=== Task statement ===
Reproduce the data exactly and drop any pictures it holds.

=== Dataset content ===
++++++++++++++++++++

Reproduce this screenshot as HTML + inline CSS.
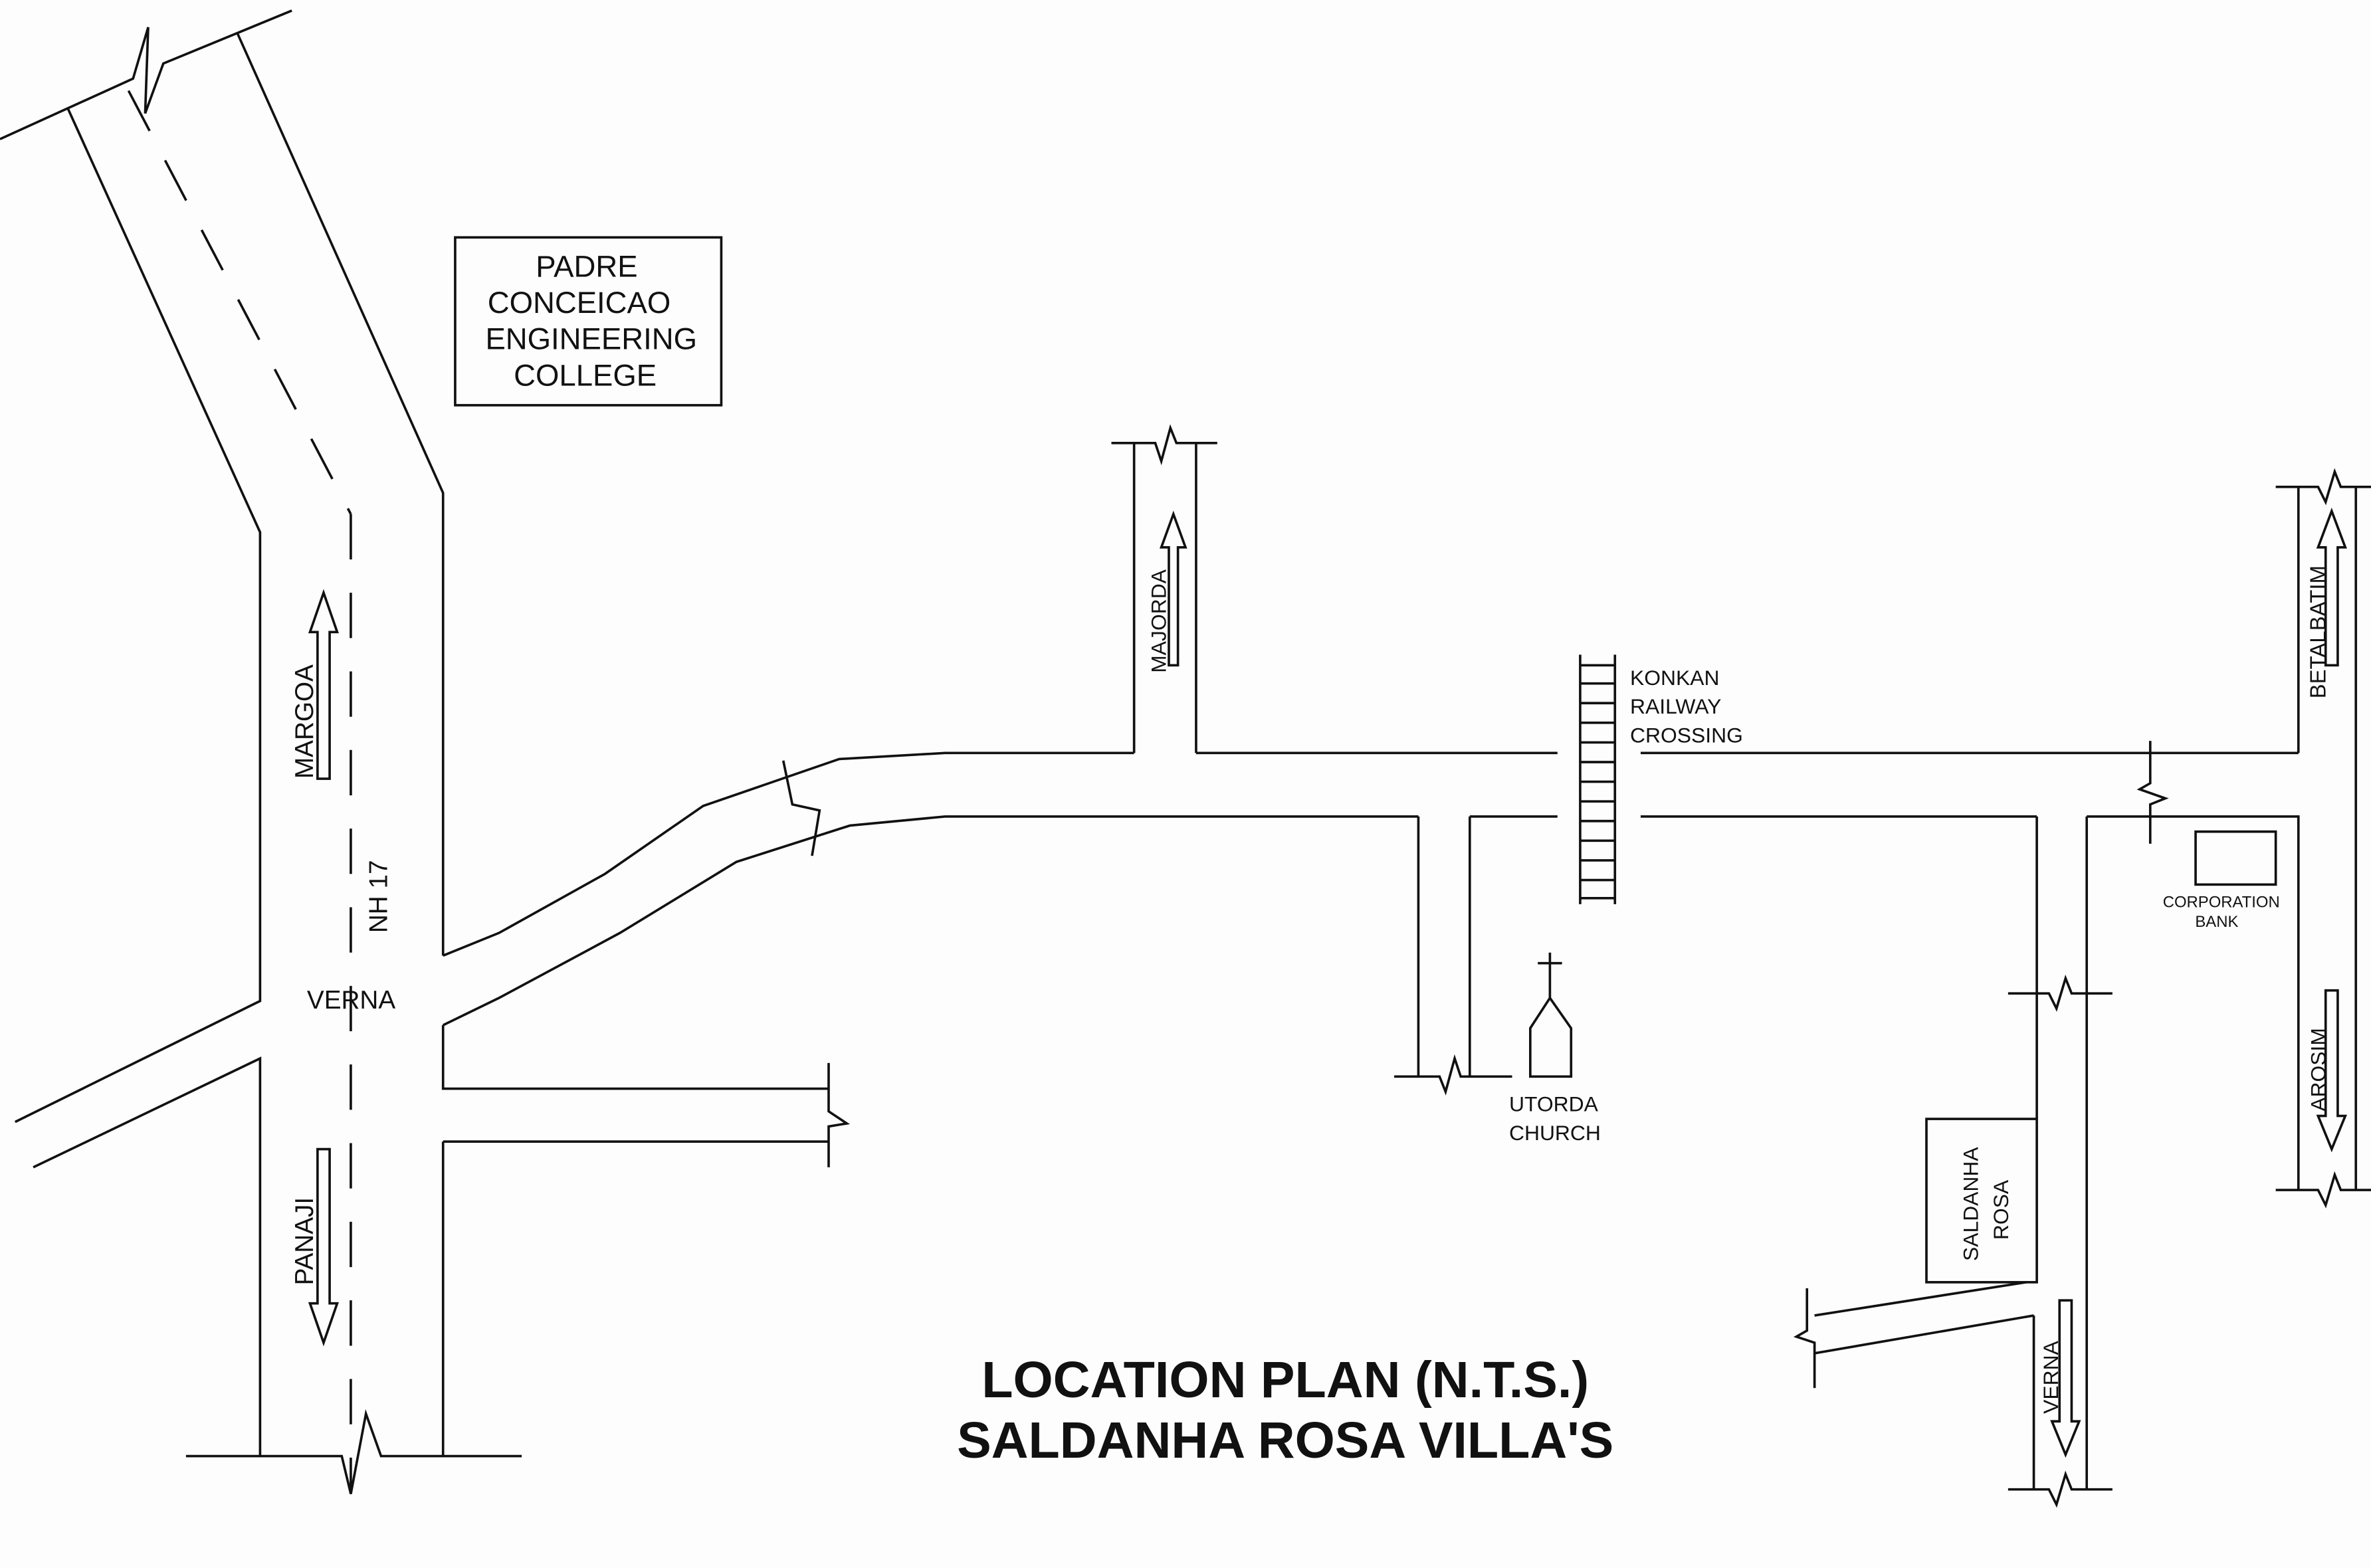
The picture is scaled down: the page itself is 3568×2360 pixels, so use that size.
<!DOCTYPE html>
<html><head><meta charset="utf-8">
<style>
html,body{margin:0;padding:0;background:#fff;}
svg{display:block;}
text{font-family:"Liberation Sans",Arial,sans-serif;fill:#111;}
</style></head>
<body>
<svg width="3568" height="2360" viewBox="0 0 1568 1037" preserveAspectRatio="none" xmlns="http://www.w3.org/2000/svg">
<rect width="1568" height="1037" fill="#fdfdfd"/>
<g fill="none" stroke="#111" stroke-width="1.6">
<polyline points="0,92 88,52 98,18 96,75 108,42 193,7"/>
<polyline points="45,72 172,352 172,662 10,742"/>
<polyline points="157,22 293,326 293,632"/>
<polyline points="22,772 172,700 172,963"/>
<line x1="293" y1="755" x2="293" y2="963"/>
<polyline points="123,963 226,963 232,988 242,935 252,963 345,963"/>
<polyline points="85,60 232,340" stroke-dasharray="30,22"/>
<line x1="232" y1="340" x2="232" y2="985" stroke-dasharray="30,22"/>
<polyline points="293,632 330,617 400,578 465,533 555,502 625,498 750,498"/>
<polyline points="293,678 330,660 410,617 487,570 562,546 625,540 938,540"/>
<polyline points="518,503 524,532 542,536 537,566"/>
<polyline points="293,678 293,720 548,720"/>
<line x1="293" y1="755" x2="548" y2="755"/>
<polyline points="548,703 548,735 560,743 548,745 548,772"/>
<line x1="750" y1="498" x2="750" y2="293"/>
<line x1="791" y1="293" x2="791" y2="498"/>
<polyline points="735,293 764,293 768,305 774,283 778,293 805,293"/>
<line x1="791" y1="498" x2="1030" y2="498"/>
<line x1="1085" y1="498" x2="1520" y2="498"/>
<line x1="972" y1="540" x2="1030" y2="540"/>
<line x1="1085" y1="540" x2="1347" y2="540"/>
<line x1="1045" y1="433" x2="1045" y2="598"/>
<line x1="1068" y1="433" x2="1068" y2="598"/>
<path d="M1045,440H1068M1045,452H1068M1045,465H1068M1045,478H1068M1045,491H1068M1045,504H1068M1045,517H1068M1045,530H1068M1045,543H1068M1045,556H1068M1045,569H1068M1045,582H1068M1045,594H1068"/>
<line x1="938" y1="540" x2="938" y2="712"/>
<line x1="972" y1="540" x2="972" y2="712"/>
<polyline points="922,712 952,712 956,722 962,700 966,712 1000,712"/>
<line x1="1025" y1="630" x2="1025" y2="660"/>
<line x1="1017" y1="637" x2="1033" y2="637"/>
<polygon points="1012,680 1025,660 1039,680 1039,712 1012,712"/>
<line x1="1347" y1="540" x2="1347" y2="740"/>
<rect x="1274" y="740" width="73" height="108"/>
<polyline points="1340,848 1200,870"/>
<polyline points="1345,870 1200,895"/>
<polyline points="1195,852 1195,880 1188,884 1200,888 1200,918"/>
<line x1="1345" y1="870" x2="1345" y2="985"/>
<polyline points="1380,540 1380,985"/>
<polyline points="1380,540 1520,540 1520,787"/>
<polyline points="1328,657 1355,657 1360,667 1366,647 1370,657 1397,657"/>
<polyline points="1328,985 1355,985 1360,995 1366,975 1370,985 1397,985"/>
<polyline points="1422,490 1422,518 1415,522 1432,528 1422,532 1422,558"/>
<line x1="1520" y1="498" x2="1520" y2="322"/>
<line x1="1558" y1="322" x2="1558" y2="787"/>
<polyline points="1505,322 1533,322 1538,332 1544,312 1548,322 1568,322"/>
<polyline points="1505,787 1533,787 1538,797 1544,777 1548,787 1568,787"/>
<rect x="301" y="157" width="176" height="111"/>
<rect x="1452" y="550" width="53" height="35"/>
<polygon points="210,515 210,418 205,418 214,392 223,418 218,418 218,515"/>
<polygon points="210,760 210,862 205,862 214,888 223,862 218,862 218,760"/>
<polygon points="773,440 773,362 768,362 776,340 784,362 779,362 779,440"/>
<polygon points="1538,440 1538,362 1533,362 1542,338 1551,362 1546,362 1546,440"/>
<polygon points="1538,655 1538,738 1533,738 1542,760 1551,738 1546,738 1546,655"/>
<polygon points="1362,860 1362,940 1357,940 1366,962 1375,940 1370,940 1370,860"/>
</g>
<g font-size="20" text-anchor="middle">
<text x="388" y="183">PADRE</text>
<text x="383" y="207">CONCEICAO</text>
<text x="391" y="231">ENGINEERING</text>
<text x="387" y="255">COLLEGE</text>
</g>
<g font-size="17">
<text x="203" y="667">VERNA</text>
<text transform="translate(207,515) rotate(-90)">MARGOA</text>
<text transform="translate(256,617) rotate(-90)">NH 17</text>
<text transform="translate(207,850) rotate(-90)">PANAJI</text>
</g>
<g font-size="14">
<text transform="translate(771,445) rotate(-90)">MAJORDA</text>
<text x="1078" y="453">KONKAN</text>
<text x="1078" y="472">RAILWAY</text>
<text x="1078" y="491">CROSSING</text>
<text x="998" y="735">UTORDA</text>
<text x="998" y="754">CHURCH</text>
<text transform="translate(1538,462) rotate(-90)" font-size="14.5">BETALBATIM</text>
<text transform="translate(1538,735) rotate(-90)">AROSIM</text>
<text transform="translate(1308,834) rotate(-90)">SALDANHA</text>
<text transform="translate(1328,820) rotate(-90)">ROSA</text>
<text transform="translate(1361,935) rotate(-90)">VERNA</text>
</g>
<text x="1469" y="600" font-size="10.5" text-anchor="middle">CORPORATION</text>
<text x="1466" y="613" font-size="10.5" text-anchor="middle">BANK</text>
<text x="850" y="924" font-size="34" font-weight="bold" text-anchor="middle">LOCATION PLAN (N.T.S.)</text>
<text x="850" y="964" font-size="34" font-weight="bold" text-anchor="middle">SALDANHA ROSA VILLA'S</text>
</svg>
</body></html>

++++++++++++++++++++

=== Full answer ===
Reproduce this screenshot as HTML + inline CSS.
The picture is scaled down: the page itself is 3568×2360 pixels, so use that size.
<!DOCTYPE html>
<html><head><meta charset="utf-8">
<style>
html,body{margin:0;padding:0;background:#fff;}
svg{display:block;}
text{font-family:"Liberation Sans",Arial,sans-serif;fill:#111;}
</style></head>
<body>
<svg width="3568" height="2360" viewBox="0 0 1568 1037" preserveAspectRatio="none" xmlns="http://www.w3.org/2000/svg">
<rect width="1568" height="1037" fill="#fdfdfd"/>
<g fill="none" stroke="#111" stroke-width="1.6">
<polyline points="0,92 88,52 98,18 96,75 108,42 193,7"/>
<polyline points="45,72 172,352 172,662 10,742"/>
<polyline points="157,22 293,326 293,632"/>
<polyline points="22,772 172,700 172,963"/>
<line x1="293" y1="755" x2="293" y2="963"/>
<polyline points="123,963 226,963 232,988 242,935 252,963 345,963"/>
<polyline points="85,60 232,340" stroke-dasharray="30,22"/>
<line x1="232" y1="340" x2="232" y2="985" stroke-dasharray="30,22"/>
<polyline points="293,632 330,617 400,578 465,533 555,502 625,498 750,498"/>
<polyline points="293,678 330,660 410,617 487,570 562,546 625,540 938,540"/>
<polyline points="518,503 524,532 542,536 537,566"/>
<polyline points="293,678 293,720 548,720"/>
<line x1="293" y1="755" x2="548" y2="755"/>
<polyline points="548,703 548,735 560,743 548,745 548,772"/>
<line x1="750" y1="498" x2="750" y2="293"/>
<line x1="791" y1="293" x2="791" y2="498"/>
<polyline points="735,293 764,293 768,305 774,283 778,293 805,293"/>
<line x1="791" y1="498" x2="1030" y2="498"/>
<line x1="1085" y1="498" x2="1520" y2="498"/>
<line x1="972" y1="540" x2="1030" y2="540"/>
<line x1="1085" y1="540" x2="1347" y2="540"/>
<line x1="1045" y1="433" x2="1045" y2="598"/>
<line x1="1068" y1="433" x2="1068" y2="598"/>
<path d="M1045,440H1068M1045,452H1068M1045,465H1068M1045,478H1068M1045,491H1068M1045,504H1068M1045,517H1068M1045,530H1068M1045,543H1068M1045,556H1068M1045,569H1068M1045,582H1068M1045,594H1068"/>
<line x1="938" y1="540" x2="938" y2="712"/>
<line x1="972" y1="540" x2="972" y2="712"/>
<polyline points="922,712 952,712 956,722 962,700 966,712 1000,712"/>
<line x1="1025" y1="630" x2="1025" y2="660"/>
<line x1="1017" y1="637" x2="1033" y2="637"/>
<polygon points="1012,680 1025,660 1039,680 1039,712 1012,712"/>
<line x1="1347" y1="540" x2="1347" y2="740"/>
<rect x="1274" y="740" width="73" height="108"/>
<polyline points="1340,848 1200,870"/>
<polyline points="1345,870 1200,895"/>
<polyline points="1195,852 1195,880 1188,884 1200,888 1200,918"/>
<line x1="1345" y1="870" x2="1345" y2="985"/>
<polyline points="1380,540 1380,985"/>
<polyline points="1380,540 1520,540 1520,787"/>
<polyline points="1328,657 1355,657 1360,667 1366,647 1370,657 1397,657"/>
<polyline points="1328,985 1355,985 1360,995 1366,975 1370,985 1397,985"/>
<polyline points="1422,490 1422,518 1415,522 1432,528 1422,532 1422,558"/>
<line x1="1520" y1="498" x2="1520" y2="322"/>
<line x1="1558" y1="322" x2="1558" y2="787"/>
<polyline points="1505,322 1533,322 1538,332 1544,312 1548,322 1568,322"/>
<polyline points="1505,787 1533,787 1538,797 1544,777 1548,787 1568,787"/>
<rect x="301" y="157" width="176" height="111"/>
<rect x="1452" y="550" width="53" height="35"/>
<polygon points="210,515 210,418 205,418 214,392 223,418 218,418 218,515"/>
<polygon points="210,760 210,862 205,862 214,888 223,862 218,862 218,760"/>
<polygon points="773,440 773,362 768,362 776,340 784,362 779,362 779,440"/>
<polygon points="1538,440 1538,362 1533,362 1542,338 1551,362 1546,362 1546,440"/>
<polygon points="1538,655 1538,738 1533,738 1542,760 1551,738 1546,738 1546,655"/>
<polygon points="1362,860 1362,940 1357,940 1366,962 1375,940 1370,940 1370,860"/>
</g>
<g font-size="20" text-anchor="middle">
<text x="388" y="183">PADRE</text>
<text x="383" y="207">CONCEICAO</text>
<text x="391" y="231">ENGINEERING</text>
<text x="387" y="255">COLLEGE</text>
</g>
<g font-size="17">
<text x="203" y="667">VERNA</text>
<text transform="translate(207,515) rotate(-90)">MARGOA</text>
<text transform="translate(256,617) rotate(-90)">NH 17</text>
<text transform="translate(207,850) rotate(-90)">PANAJI</text>
</g>
<g font-size="14">
<text transform="translate(771,445) rotate(-90)">MAJORDA</text>
<text x="1078" y="453">KONKAN</text>
<text x="1078" y="472">RAILWAY</text>
<text x="1078" y="491">CROSSING</text>
<text x="998" y="735">UTORDA</text>
<text x="998" y="754">CHURCH</text>
<text transform="translate(1538,462) rotate(-90)" font-size="14.5">BETALBATIM</text>
<text transform="translate(1538,735) rotate(-90)">AROSIM</text>
<text transform="translate(1308,834) rotate(-90)">SALDANHA</text>
<text transform="translate(1328,820) rotate(-90)">ROSA</text>
<text transform="translate(1361,935) rotate(-90)">VERNA</text>
</g>
<text x="1469" y="600" font-size="10.5" text-anchor="middle">CORPORATION</text>
<text x="1466" y="613" font-size="10.5" text-anchor="middle">BANK</text>
<text x="850" y="924" font-size="34" font-weight="bold" text-anchor="middle">LOCATION PLAN (N.T.S.)</text>
<text x="850" y="964" font-size="34" font-weight="bold" text-anchor="middle">SALDANHA ROSA VILLA'S</text>
</svg>
</body></html>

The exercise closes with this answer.